Category : Blogs
Two Stream Theory
I received a telephone call yesterday from a potential borrower,who had a unique way of maximizing his rate of return on real estate. His strategy involved rental income as well as debt income. He has managed overtime, to develop a portfolio of rental properties as well as lines of credit on said rental. His philosophy boiled down to maximizing his rate of return on each and every rental property.
Over time, he was able to develop two income streams per rental by extending money from his lines of credit to flippers(people buying investment properties and rehabbing to flip) at a rate of return of 18%. The cost of his lines of credit was roughly 8%, whereby leaving him a net rate of return of 10%. The average on his rental properties was roughly $1750 per month, and his average line of credit per property was roughly $100,000. This allowed him to rent the line of credit for approximately $10,000 per year resulting in an additional income stream per property of roughly $833 per month. Now instead of making $1750,he is making $2583 per month on the exact same property.

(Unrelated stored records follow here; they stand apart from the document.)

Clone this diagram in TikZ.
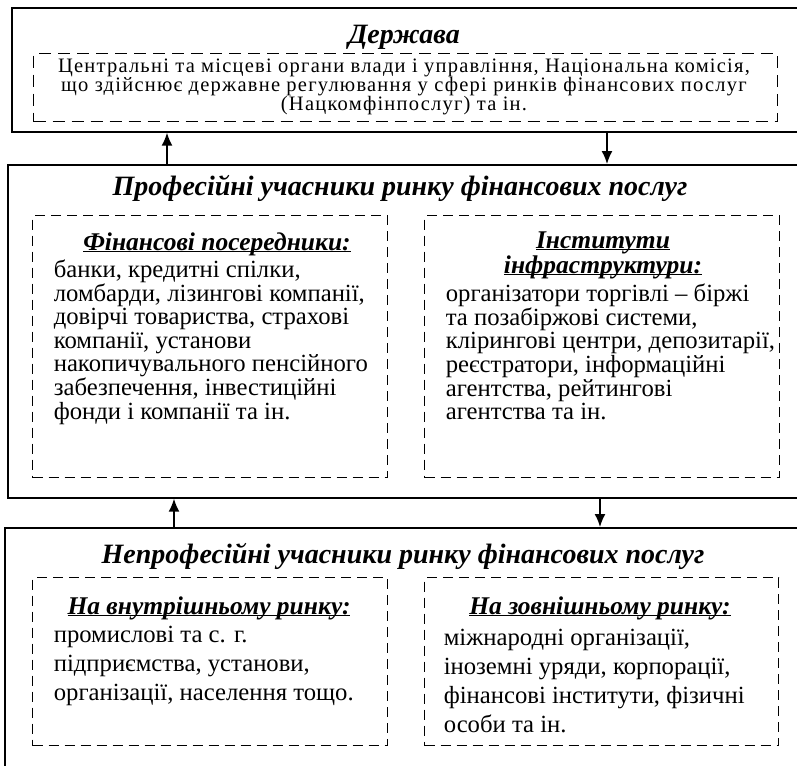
\documentclass[tikz,border=0pt]{standalone}
\usepackage{fontspec}
\setmainfont{Liberation Serif}
\newfontfamily\topfont[LetterSpace=6]{Liberation Serif}
\newcommand{\headline}[1]{\underline{\smash{#1}}}
\usetikzlibrary{arrows.meta}
\tikzset{
    box_node/.style = {rectangle, draw=black, line width=1.7pt, inner sep=0pt, anchor=north west},
    dash_node/.style = {rectangle, draw=black, line width=1.1pt, dash pattern=on 10pt off 6pt, inner sep=0pt, anchor=north west},
    title_node/.style = {inner sep=0pt, font=\fontsize{28}{32}\selectfont\bfseries\itshape},
    head_node/.style = {inner sep=0pt, anchor=base, font=\fontsize{25.5}{27}\selectfont\bfseries\itshape},
    body_node/.style = {inner sep=0pt, align=left, anchor=west, font=\fontsize{24.7}{23.6}\selectfont},
    low_node/.style = {body_node, font=\fontsize{24.7}{29}\selectfont}
}

\begin{document}
\begin{tikzpicture}
    [x=1pt, y=-1pt, ->, >={Latex[length=13pt,width=11pt]}, line width=1.6pt]

    \useasboundingbox (0,0) rectangle (797,765);

    % outer boxes
    \node [box_node, minimum width=789pt, minimum height=124pt] (gov) at (11,7) {};
    \node [box_node, minimum width=793pt, minimum height=333pt] (prof) at (7,164) {};
    \node [box_node, minimum width=796pt, minimum height=248pt] (nonprof) at (4,527) {};

    % dashed boxes
    \node [dash_node, dash pattern=on 12pt off 7pt, minimum width=744pt, minimum height=68pt] (gov_dash) at (33,53) {};
    \node [dash_node, minimum width=355pt, minimum height=262pt] (fin_dash) at (32,215) {};
    \node [dash_node, minimum width=355pt, minimum height=262pt] (inf_dash) at (424,215) {};
    \node [dash_node, minimum width=355pt, minimum height=168pt] (in_dash) at (32,577) {};
    \node [dash_node, minimum width=354pt, minimum height=168pt] (out_dash) at (424,577) {};

    % texts
    \node [title_node] (gov_title) at (404,37) {Держава};
    \node [inner sep=0pt, align=center, font=\topfont\fontsize{20.5}{19}\selectfont] (gov_text) at (404,87)
        {Центральні та місцеві органи влади і управління, Національна комісія,\\
         що здійснює державне регулювання у сфері ринків фінансових послуг\\
         (Нацкомфінпослуг) та ін.};

    \node [title_node] (prof_title) at (400,188) {Професійні учасники ринку фінансових послуг};
    \node [head_node] (fin_head) at (217,250) {\headline{Фінансові посередники:}};
    \node [body_node] (fin_text) at (53,342)
        {банки, кредитні спілки,\\
         ломбарди, лізингові компанії,\\
         довірчі товариства, страхові\\
         компанії, установи\\
         накопичувального пенсійного\\
         забезпечення, інвестиційні\\
         фонди і компанії та ін.};
    \node [head_node] (inf_head) at (603,248) {\headline{Інститути}};
    \node [head_node] (inf_head_b) at (603,273) {\headline{інфраструктури:}};
    \node [body_node] (inf_text) at (445,352)
        {організатори торгівлі – біржі\\
         та позабіржові системи,\\
         клірингові центри, депозитарії,\\
         реєстратори, інформаційні\\
         агентства, рейтингові\\
         агентства та ін.};

    \node [title_node] (nonprof_title) at (403,556) {Непрофесійні учасники ринку фінансових послуг};
    \node [head_node] (in_head) at (209,614) {\headline{На внутрішньому ринку:}};
    \node [low_node] (in_text) at (53,666)
        {промислові та с. г.\\
         підприємства, установи,\\
         організації, населення тощо.};
    \node [head_node] (out_head) at (600,614) {\headline{На зовнішньому ринку:}};
    \node [low_node] (out_text) at (443,681)
        {міжнародні організації,\\
         іноземні уряди, корпорації,\\
         фінансові інститути, фізичні\\
         особи та ін.};

    % arrows
    \coordinate (up_a) at (167,0);
    \coordinate (down_a) at (607,0);
    \coordinate (up_b) at (174,0);
    \coordinate (down_b) at (600,0);
    \draw (prof.north -| up_a) -- (gov.south -| up_a);
    \draw (gov.south -| down_a) -- (prof.north -| down_a);
    \draw (nonprof.north -| up_b) -- (prof.south -| up_b);
    \draw (prof.south -| down_b) -- (nonprof.north -| down_b);
\end{tikzpicture}
\end{document}
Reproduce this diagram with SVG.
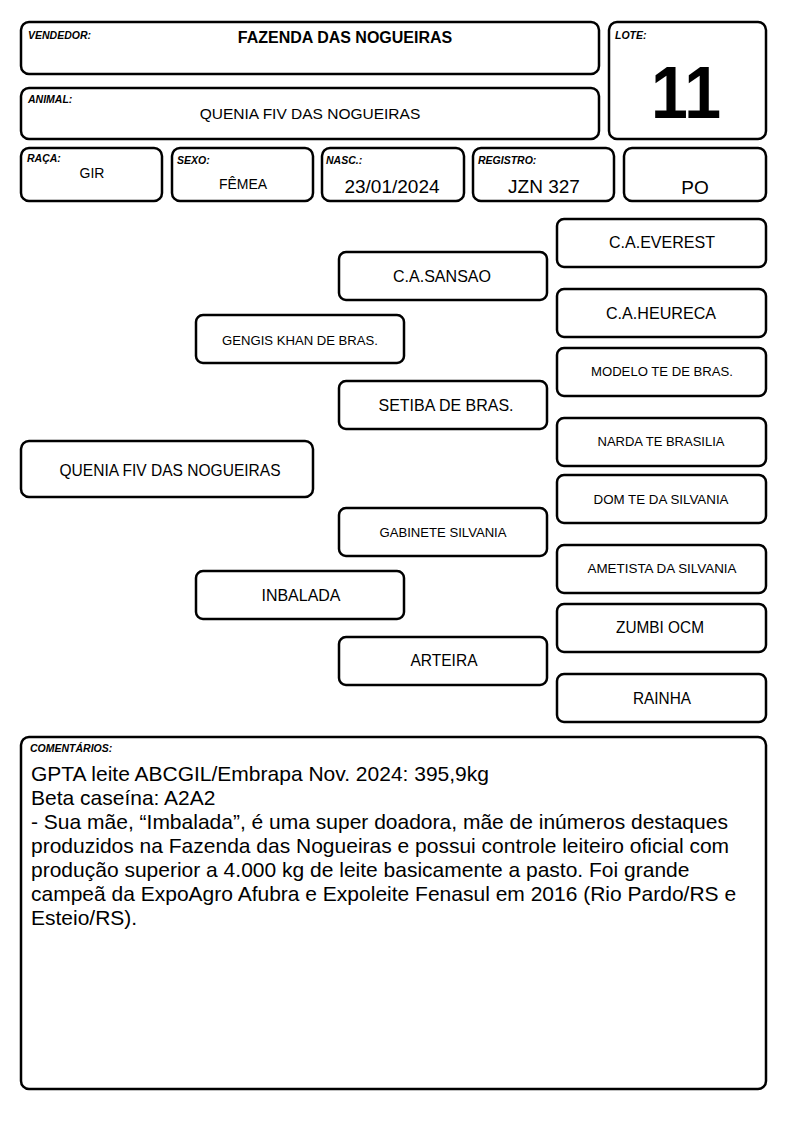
<svg xmlns="http://www.w3.org/2000/svg" width="794" height="1123" viewBox="0 0 794 1123">
<style>
rect{fill:#fff;stroke:#000;stroke-width:2.5}
text{font-family:"Liberation Sans",Arial,sans-serif;fill:#000}
.lbl{font-size:10.5px;font-weight:bold;font-style:italic}
.big{font-size:17px;text-anchor:middle}
.sm{font-size:13.5px;text-anchor:middle}
.val{font-size:19px;text-anchor:middle}
.cm{font-size:21px}
</style>
<rect width="794" height="1123" style="fill:#fff;stroke:none"/>
<g id="vendedor">
<rect x="21" y="22" width="578" height="52" rx="8"/>
<text class="lbl" x="28" y="39">VENDEDOR:</text>
<text x="345" y="43" font-size="16" font-weight="bold" text-anchor="middle">FAZENDA DAS NOGUEIRAS</text>
</g>
<g id="animal">
<rect x="21" y="88" width="578" height="51" rx="8"/>
<text class="lbl" x="28" y="103">ANIMAL:</text>
<text x="310" y="119" font-size="15.5" text-anchor="middle">QUENIA FIV DAS NOGUEIRAS</text>
</g>
<g id="lote">
<rect x="609" y="22" width="157" height="117" rx="8"/>
<text class="lbl" x="615" y="39">LOTE:</text>
<text x="686" y="118" font-size="74" font-weight="bold" text-anchor="middle" textLength="70" lengthAdjust="spacingAndGlyphs">11</text>
</g>
<g id="raca">
<rect x="21" y="148" width="141" height="53" rx="8"/>
<text class="lbl" x="27" y="162">RAÇA:</text>
<text x="92" y="178" font-size="14" text-anchor="middle">GIR</text>
</g>
<g id="sexo">
<rect x="172" y="148" width="141" height="53" rx="8"/>
<text class="lbl" x="177" y="164">SEXO:</text>
<text x="243" y="189" font-size="14" text-anchor="middle">FÊMEA</text>
</g>
<g id="nasc">
<rect x="322" y="148" width="142" height="53" rx="8"/>
<text class="lbl" x="326" y="164">NASC.:</text>
<text class="val" x="392" y="193">23/01/2024</text>
</g>
<g id="registro">
<rect x="473" y="148" width="141" height="53" rx="8"/>
<text class="lbl" x="478" y="164">REGISTRO:</text>
<text class="val" x="544" y="193">JZN 327</text>
</g>
<g id="po">
<rect x="624" y="148" width="142" height="53" rx="8"/>
<text class="val" x="695" y="194">PO</text>
</g>
<g id="connectors"></g>
<g id="p-everest"><rect x="557" y="219" width="209" height="48" rx="7"/><text class="big" x="662" y="248" textLength="106" lengthAdjust="spacingAndGlyphs">C.A.EVEREST</text></g>
<g id="p-sansao"><rect x="339" y="252" width="208" height="48" rx="7"/><text class="big" x="442" y="282" textLength="98" lengthAdjust="spacingAndGlyphs">C.A.SANSAO</text></g>
<g id="p-heureca"><rect x="557" y="289" width="209" height="48" rx="7"/><text class="big" x="661" y="319" textLength="110" lengthAdjust="spacingAndGlyphs">C.A.HEURECA</text></g>
<g id="p-gengis"><rect x="196" y="315" width="208" height="48" rx="7"/><text class="sm" x="300" y="345" textLength="156" lengthAdjust="spacingAndGlyphs">GENGIS KHAN DE BRAS.</text></g>
<g id="p-modelo"><rect x="557" y="348" width="209" height="48" rx="7"/><text class="sm" x="662" y="376" textLength="142" lengthAdjust="spacingAndGlyphs">MODELO TE DE BRAS.</text></g>
<g id="p-setiba"><rect x="339" y="381" width="208" height="48" rx="7"/><text class="big" x="446" y="411" textLength="135" lengthAdjust="spacingAndGlyphs">SETIBA DE BRAS.</text></g>
<g id="p-narda"><rect x="557" y="418" width="209" height="48" rx="7"/><text class="sm" x="661" y="446" textLength="127" lengthAdjust="spacingAndGlyphs">NARDA TE BRASILIA</text></g>
<g id="p-quenia"><rect x="21" y="441" width="292" height="56" rx="8"/><text class="big" x="170" y="476" textLength="221" lengthAdjust="spacingAndGlyphs">QUENIA FIV DAS NOGUEIRAS</text></g>
<g id="p-dom"><rect x="557" y="475" width="209" height="48" rx="7"/><text class="sm" x="661" y="504" textLength="135" lengthAdjust="spacingAndGlyphs">DOM TE DA SILVANIA</text></g>
<g id="p-gabinete"><rect x="339" y="508" width="208" height="48" rx="7"/><text class="sm" x="443" y="537" textLength="127" lengthAdjust="spacingAndGlyphs">GABINETE SILVANIA</text></g>
<g id="p-ametista"><rect x="557" y="545" width="209" height="48" rx="7"/><text class="sm" x="662" y="573" textLength="149" lengthAdjust="spacingAndGlyphs">AMETISTA DA SILVANIA</text></g>
<g id="p-inbalada"><rect x="196" y="571" width="208" height="48" rx="7"/><text class="big" x="301" y="601" textLength="79" lengthAdjust="spacingAndGlyphs">INBALADA</text></g>
<g id="p-zumbi"><rect x="557" y="604" width="209" height="48" rx="7"/><text class="big" x="660" y="633" textLength="88" lengthAdjust="spacingAndGlyphs">ZUMBI OCM</text></g>
<g id="p-arteira"><rect x="339" y="637" width="208" height="48" rx="7"/><text class="big" x="444" y="666" textLength="67" lengthAdjust="spacingAndGlyphs">ARTEIRA</text></g>
<g id="p-rainha"><rect x="557" y="674" width="209" height="48" rx="7"/><text class="big" x="662" y="704" textLength="58" lengthAdjust="spacingAndGlyphs">RAINHA</text></g>
<g id="comentarios">
<rect x="21" y="737" width="745" height="352" rx="8"/>
<text class="lbl" x="30" y="752">COMENTÁRIOS:</text>
<text class="cm" x="31" y="781">GPTA leite ABCGIL/Embrapa Nov. 2024: 395,9kg</text>
<text class="cm" x="31" y="805">Beta caseína: A2A2</text>
<text class="cm" x="31" y="829">- Sua mãe, “Imbalada”, é uma super doadora, mãe de inúmeros destaques</text>
<text class="cm" x="31" y="853">produzidos na Fazenda das Nogueiras e possui controle leiteiro oficial com</text>
<text class="cm" x="31" y="877">produção superior a 4.000 kg de leite basicamente a pasto. Foi grande</text>
<text class="cm" x="31" y="901">campeã da ExpoAgro Afubra e Expoleite Fenasul em 2016 (Rio Pardo/RS e</text>
<text class="cm" x="31" y="925">Esteio/RS).</text>
</g>
</svg>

I’ve always been fascinated in the different ways people approach the development of income streams, and this is a classic example. This guy not only used the rental income of his real estate, but he also used his equity position gained from the development of his real estate and managed to put that to work. I guess it holds true, the reason some people make money with real estate, while others see it as an albatross is predicated in their ability to see how income streams can develop.
To be a good asset manager, you must realize the potential of the asset as well as how to move forward in order to maximize your returns safely. The good news, if you’re successful, your real estate will always be in the same place and willing to produce without any additional expectations. Making fora great relationship in perpetuity.